Burnberry – Product destruction as IP strategy
10 Aug 2018

Luxury British clothing brand Burberry recently ‘came under fire‘ for destroying clothing items worth more than £28 million (almost R500 million).

It is no secret that well-known and highly coveted brands spend millions on advertising, promoting and protecting their brands and Burberry is no different. Burberry’s history dates back to 1856 and its iconic Burberry check design is known the world over. To what extent would Burberry go to protect the iconic status that it has built up for more than 150 years – lights, camera, flames?

Burberry’s annual report which, in addition to reporting on the £2.7bn revenue in the 2017/2018 financial year, also declared that “the cost of finished goods physically destroyed in the year was £28.6m”. This figure is up more than £2 million from £26.9m in the previous year.

Burberry has since its disclosure, announced that the goods were disposed of in a responsible and environmentally friendly fashion – claiming that the energy generated from burning the goods was captured. To this end, Burberry’s financial reports also indicated that the company is committed to reducing, reusing and recycling any waste that it creates – this is supported by the company’s five-year partnership with Elvis & Kresse, which aims to transform at least 120 tonnes of Burberry leather off-cuts into a range of new products.

Burberry joins a bevy of luxury brand companies such as Richemont, the luxury goods holding company of Cartier, Montblanc and Piaget, who bought back and destroyed more than £400 million worth of its luxury watches; Louis Vuitton and Chanel who for years have been rumored to destroy unsold items. The practice of destroying branded products, which appears to be common for luxury brands, apparently also extends to other fast fashion retailers who are rumored to destroy tons of unsold clothing items.

Fashion is fickle and maintaining the exclusivity and ultimately the commercial magnetism of a luxury brand will depend largely on the consumer’s demands. An oversupply or sale of the unmistakable Burberry trench coat, or any item, at a reduced price does little to maintain the attraction and exclusivity surrounding the purchase and ownership of a luxury branded item.
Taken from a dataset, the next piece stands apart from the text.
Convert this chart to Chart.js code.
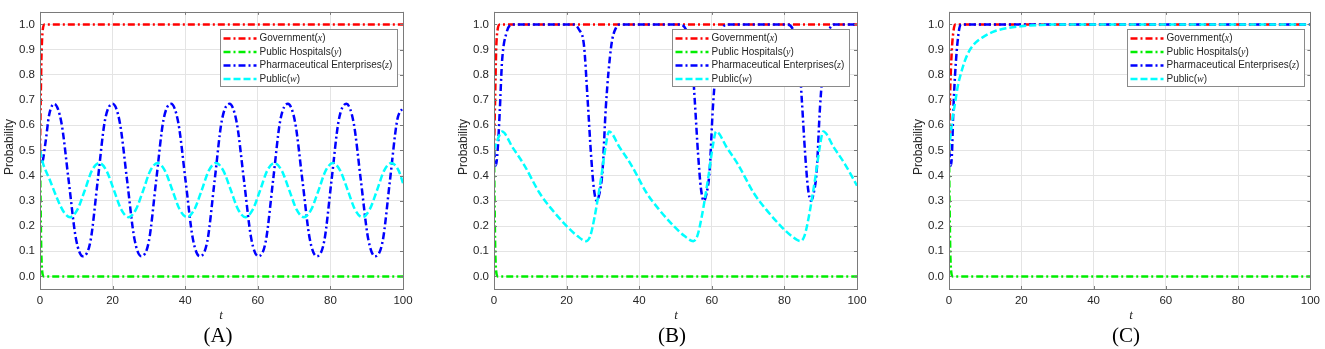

A further driving force behind the destruction of luxury goods is to avoid the goods being sold on the ‘grey goods’ market. ‘Grey goods’ are genuine goods which are sold without the consent of the brand owner and usually results in the goods being sold at a lower price than that of the authorised distributor in the country of import. Although the sale of grey goods will generally not amount to trade mark infringement in South Africa, the reseller must, in terms of the Consumer Protection Act, ensure that consumers are made aware of the fact that the products are grey goods.

From a branding and intellectual property perspective it is easy to see why large luxury corporations would destroy unwanted goods. What is less straightforward, however, is justifying the practice against the global background of socio-economic sensitivities.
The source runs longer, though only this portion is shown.